This we can all agree on: It's been a rough week for Caroline Wozniacki.
Last Wednesday, golfer Rory McIlroy announced that he had ended his engagement with the Danish tennis star only two days after their wedding invitations went out. Apparently, he just wasn't ready for marriage. On Sunday, McIlroy won the European PGA Championship. This Tuesday, Wozniacki lost in the first round of the French Open to Yanina Wickmayer.
But despite their grouping in the same paragraph, there's not necessarily any correlation between those three events.
The press sure wants there to be, though. After the former No. 1 fell to Wickmayer, a Belgian player that Wozniacki had beaten six out of their seven meetings, she was the recipient of both mockery and pity from fans and media members:
Meanwhile, after McIlroy's victory on Sunday, he was praised and it was openly suggested that he was better off without Wozniacki:
But things are not as simple as "McIlroy wins the breakup, Wozniacki loses." First of all, there's no way to know that the two wouldn't have had the same results if they were still together. McIlroy had finished in the top 10 in his past four tournaments, including the Masters and the Players Championship, and was bound to put it all together one week.

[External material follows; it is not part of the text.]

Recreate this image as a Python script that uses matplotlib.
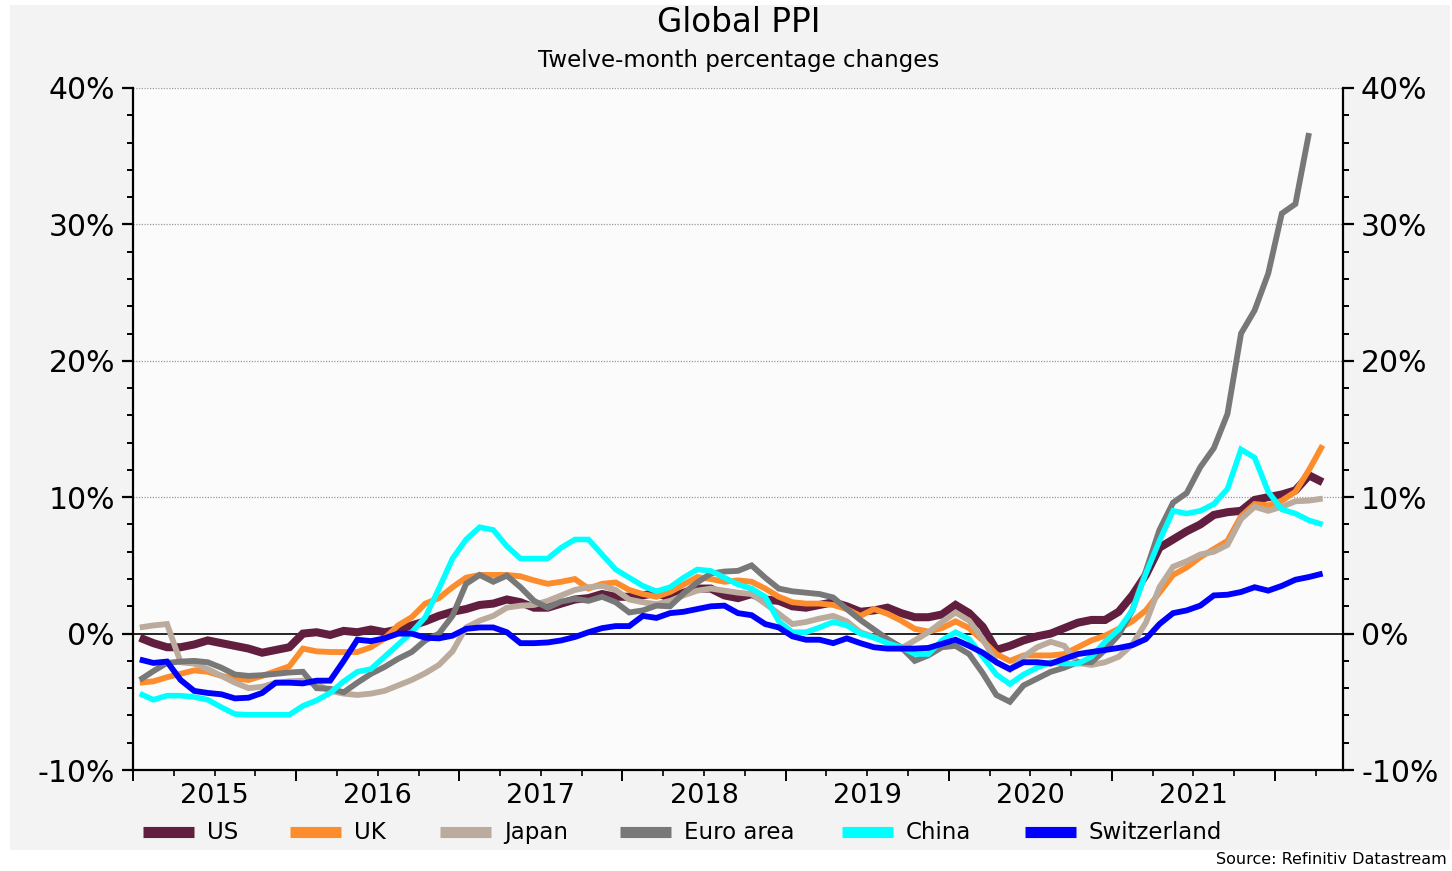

Wozniacki, meanwhile, has been dealing with injuries throughout clay season. She had wrist problems earlier in the month, but she was then bothered by knee pain at the Mutua Madrid Open and ended up pulling out of the following week's tournament in Rome.
In her composed press conference after the loss, she admitted that while not completely healthy, she was fairly happy with how her wrist and knee held up during the match, but that she was still rusty because she had just begun practicing again a few days ago when she arrived in Paris.
The truth is, her time off and injury concerns probably had a lot more to do with her loss to Wickmayer than the end of her engagement.
It's easy to pin the blame on off-the-court drama during situations like this, but that's not always fair to the people involved. Even with McIlroy by her side, she still would have struggled against the dangerous Wickmayer due to her form and fitness.
While McIlroy released a public statement last week admitting that he had broken off the engagement, then gave a teary-eyed public press conference where he called it a "mutual" decision, Wozniacki has laid low for the past week.
When facing the press for the first time on Tuesday at the French Open, the Dane began with a statement acknowledging the tough week, but then said she would only answer questions about her match, according to The Associated Press (via Tennis.com):
I don't really want to talk about my personal life. I hope that you all can understand that. The only thing I really have to say is that, you know, (I want to) thank everybody for their support and sweet messages.
What happens in my personal life, I just want to really keep that between my closest people around me. You know, I just have to move on.
Later in the same press conference, Wozniacki admitted, "You're not prepared for something like this, and (it) came a bit as a shock."
She wants to move on and keep the focus on her tennis, but the media is not going to make that easy on her. McIlroy and Wozniacki embraced the spotlight throughout their three years together, and it's going to be hard to hide now that the relationship is over.
I mean, her press conference on Tuesday was given high priority. Tennis Channel didn't show any of her third set against Wickmayer, but it showed her entire press conference live, something it rarely does. Despite her minimal talk about her personal life during the press conference, headlines everywhere conflated the engagement with the loss and ignored any injury concerns.
It doesn't end there. Via the Belfast Telegraph, a new wave of those pesky, unnamed sources has come out and called Wozniacki "bridezilla," while journalists have inappropriately speculated about what this breakup will do to her career. During her relationship with McIlroy, it was suggested that her dedication to him was holding her back. Now that they've split, people are saying she can't succeed without him. She just can't win.
But some are seeing through this. Her composure before the media on Tuesday impressed many, including Sports Illustrated's Jon Wertheim. He suggests that she will get through this unscathed:
Wozniacki may never return to the No. 1 rank. Maybe her game won't permit that. Maybe her body won't permit that. ('I guess I'm getting old,' she said, 'It's like a car that is 10 years old, all of sudden it starts breaking down.') But she won't be undone by having a wedding scuttled. And in many ways, her performance today, both on and off the court, is more impressive and more admirable than winning a stupid golf tournament.
It's important to remember through all of this that Wozniacki is only 23 years old. She's already been to a major final, won 21 titles on the WTA Tour and finished as year-end No. 1 twice. She's a lot more than just the other half of Wozzilroy, and she always has been.
It's tempting to make all of Wozniacki's tennis-match outcomes over the next couple of months about Rory and her emotional state. And while that may have something to do with them, the truth is that we can't know that for certain.
At this point, Wozniacki just wants to shift her focus back on her tennis career. Perhaps that's what the rest of us should do as well.